Even the Bannaquits think Vie's is a great place for lunch

A Green Antillean Hummingbird stops moving just long enough to get its picture taken

While in Long Bay we were discussing which boats where in the bay next to us the previous day.  I got out my binoculars to check the boats out and discovered Mane Bris anchored there.  We had met Hal and Inga in Grenada as had Don and D when they were there a couple years before us.  We dinghied over to say hello.  It turns out the top half of their mast broke off north of Puerto Rico and they were motoring back to Grenada to fix it.  They were leaving the next day, so we invited them over for dinner.

(l to r) D, Don, Eric, Hal Inga

Hal and Inga left the next morning.  Last we heard they were in Martinique.

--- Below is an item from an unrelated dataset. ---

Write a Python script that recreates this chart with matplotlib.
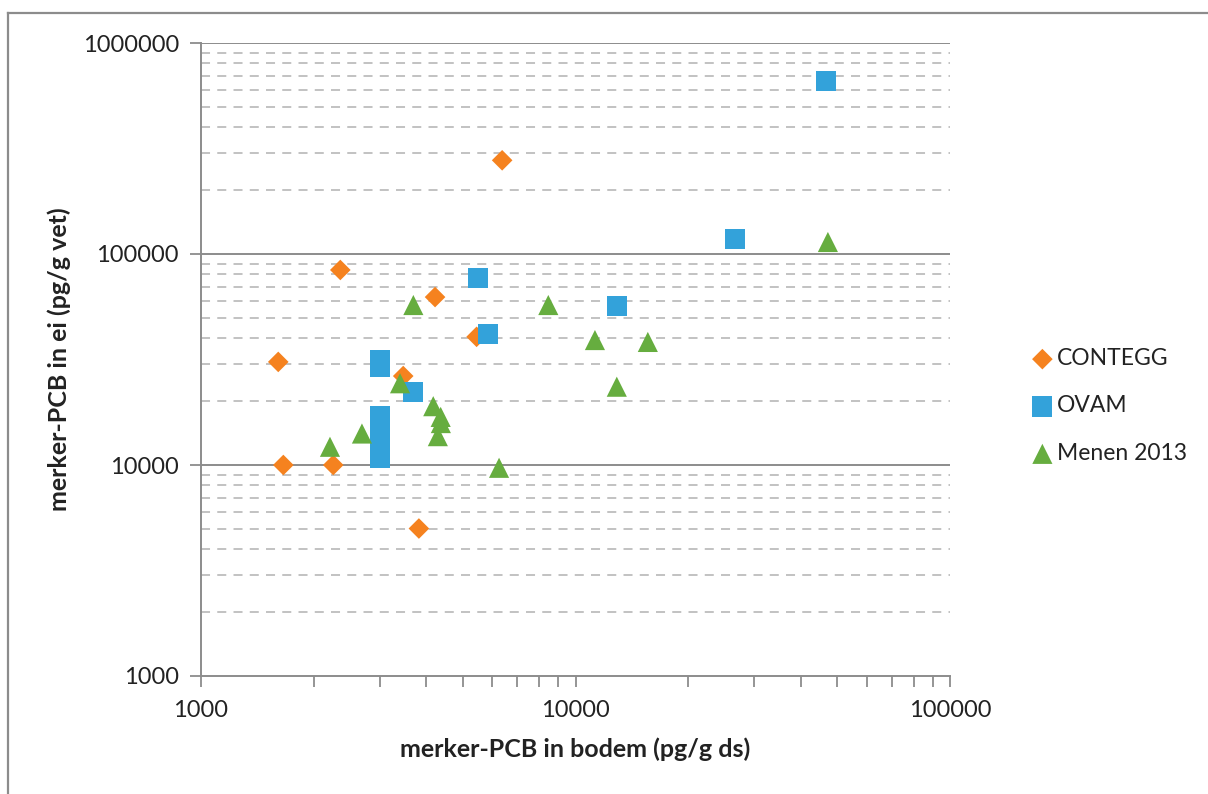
import matplotlib
matplotlib.use("Agg")
import matplotlib.pyplot as plt
from matplotlib.lines import Line2D
from matplotlib.ticker import LogLocator, FixedLocator, NullFormatter

plt.rcParams['font.family'] = ['Lato', 'DejaVu Sans']

# CONTEGG samples: soil (pg/g ds) vs egg (pg/g fat)
contegg_x = [6370, 2355, 4217, 5444, 1608, 3467, 1659, 2255, 3818]
contegg_y = [278000, 84000, 62500, 40500, 30800, 26400, 10000, 10000, 5000]

# OVAM samples
ovam_x = [46700, 26700, 5480, 5840, 12900, 3010, 3010, 3690, 3010, 3010, 3010, 3010, 3010]
ovam_y = [662000, 118000, 76700, 41800, 56800, 31500, 29100, 22200, 17100, 15500, 14000, 12400, 10800]

# Menen 2013 samples
menen_x = [47200, 8460, 11270, 15600, 12890, 3690, 3400, 4170, 4365, 4370, 4290, 2690, 2210, 6250]
menen_y = [114000, 57300, 39100, 38300, 23500, 57300, 24400, 19000, 16900, 15800, 13700, 14100, 12200, 9700]

series_names = ["CONTEGG", "OVAM", "Menen 2013"]
x_ticks = [1000, 10000, 100000]
y_ticks = [1000, 10000, 100000, 1000000]

orange = "#F5821F"
blue = "#33A2DA"
green = "#66AD3F"
axis_gray = "#8C8C8C"
grid_gray = "#BDBDBD"

fig = plt.figure(figsize=(12.08, 7.94), dpi=100)
ax = fig.add_axes([201 / 1208, 1 - 676 / 794, (950 - 201) / 1208, (676 - 43) / 794])

ax.set_xscale("log")
ax.set_yscale("log")
ax.set_xlim(x_ticks[0], x_ticks[-1])
ax.set_ylim(y_ticks[0], y_ticks[-1])

# horizontal gridlines: solid at decades, dashed in between
for v in y_ticks[1:-1]:
    ax.axhline(v, color=axis_gray, lw=1.4, zorder=1)
for dec in y_ticks[:-1]:
    for k in range(2, 10):
        ax.axhline(dec * k, color=grid_gray, lw=1.3, ls=(0, (5, 4)), zorder=1)
ax.axhline(y_ticks[-1], color=axis_gray, lw=1.4, zorder=1)

ax.scatter(contegg_x, contegg_y, marker="D", s=10.5 ** 2, color=orange, edgecolors="none",
           zorder=3, label=series_names[0])
ax.scatter(ovam_x, ovam_y, marker="s", s=14.5 ** 2, color=blue, edgecolors="none",
           zorder=4, label=series_names[1])
ax.scatter(menen_x, menen_y, marker="^", s=14.5 ** 2, color=green, edgecolors="none",
           zorder=5, label=series_names[2])

for side in ["top", "right"]:
    ax.spines[side].set_visible(False)
for side in ["left", "bottom"]:
    ax.spines[side].set_color(axis_gray)
    ax.spines[side].set_linewidth(1.4)

ax.xaxis.set_major_locator(FixedLocator(x_ticks))
ax.yaxis.set_major_locator(FixedLocator(y_ticks))
ax.set_xticklabels([str(v) for v in x_ticks])
ax.set_yticklabels([str(v) for v in y_ticks])
ax.xaxis.set_minor_locator(LogLocator(base=10, subs=range(2, 10)))
ax.xaxis.set_minor_formatter(NullFormatter())
ax.yaxis.set_minor_locator(FixedLocator([]))

ax.tick_params(axis="x", which="major", direction="out", length=8, width=1.3, color=axis_gray,
               labelsize=17, labelcolor="#222222", pad=9)
ax.tick_params(axis="x", which="minor", direction="out", length=8, width=1.3, color=axis_gray)
ax.tick_params(axis="y", which="major", direction="out", length=8, width=1.3, color=axis_gray,
               labelsize=17, labelcolor="#222222", pad=8)

ax.set_xlabel("merker-PCB in bodem (pg/g ds)", fontsize=18, fontweight="bold", color="#222222",
              labelpad=12)
ax.set_ylabel("merker-PCB in ei (pg/g vet)", fontsize=18, fontweight="bold", color="#222222",
              labelpad=8)

leg = fig.legend(loc="center left", bbox_to_anchor=(1008 / 1208, 1 - 406 / 794), frameon=False,
                 fontsize=16.5, handletextpad=0.05, labelspacing=1.15, handlelength=1.2,
                 scatterpoints=1)
for t in leg.get_texts():
    t.set_color("#222222")

# outer chart border
fig.add_artist(Line2D([8 / 1208, 8 / 1208], [0, 1 - 13 / 794], transform=fig.transFigure,
                      color=axis_gray, lw=1.6))
fig.add_artist(Line2D([8 / 1208, 1], [1 - 13 / 794, 1 - 13 / 794], transform=fig.transFigure,
                      color=axis_gray, lw=1.6))

fig.savefig("out.png", dpi=100)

We moved out of Coral Bay and around Ram Head to Salt Pond where we picked up one of the park moorings.  Salt pond is a little gem on the little visited south coast of St. John.  It has good snorkling, a very nice beach, good hikes, the salt pond for bird watching, and it’s on the bus line so you can get around the island for $1.

We did some snorkling along the edges of the anchorage each day.

Barracuda don't bother you, but they give you a disquieting evil eye

We had fun hiking up to Ram Head, the rocky outcropping that separates Salt Pond from Coral Bay.

Rose among the thorns. I have to keep reminding myself that this is an arid climate and the cactus outnumber the palm trees

Don and D explore Ram Head

View of Long Bay - our favorite anchorage in Coral Bay

On the way back from Ram Head we explored the salt pond – a bird watching area.

A bird watching...

After the bash around the island to get to Coral Bay, the downwind sail to Christmas Cove was a refreshing  journey.  We picked up a mooring and went snorkling with Janice from Sailacious.  She led us to an area we hadn’t checked out before and found an amazing number of fish.

A Palometa watches the snorkelers

A couple squid swimming in formation

All good things come to an end.  We sailed to Charlotte Amalie, St. Thomas, so Don and D could catch a plane back to the states.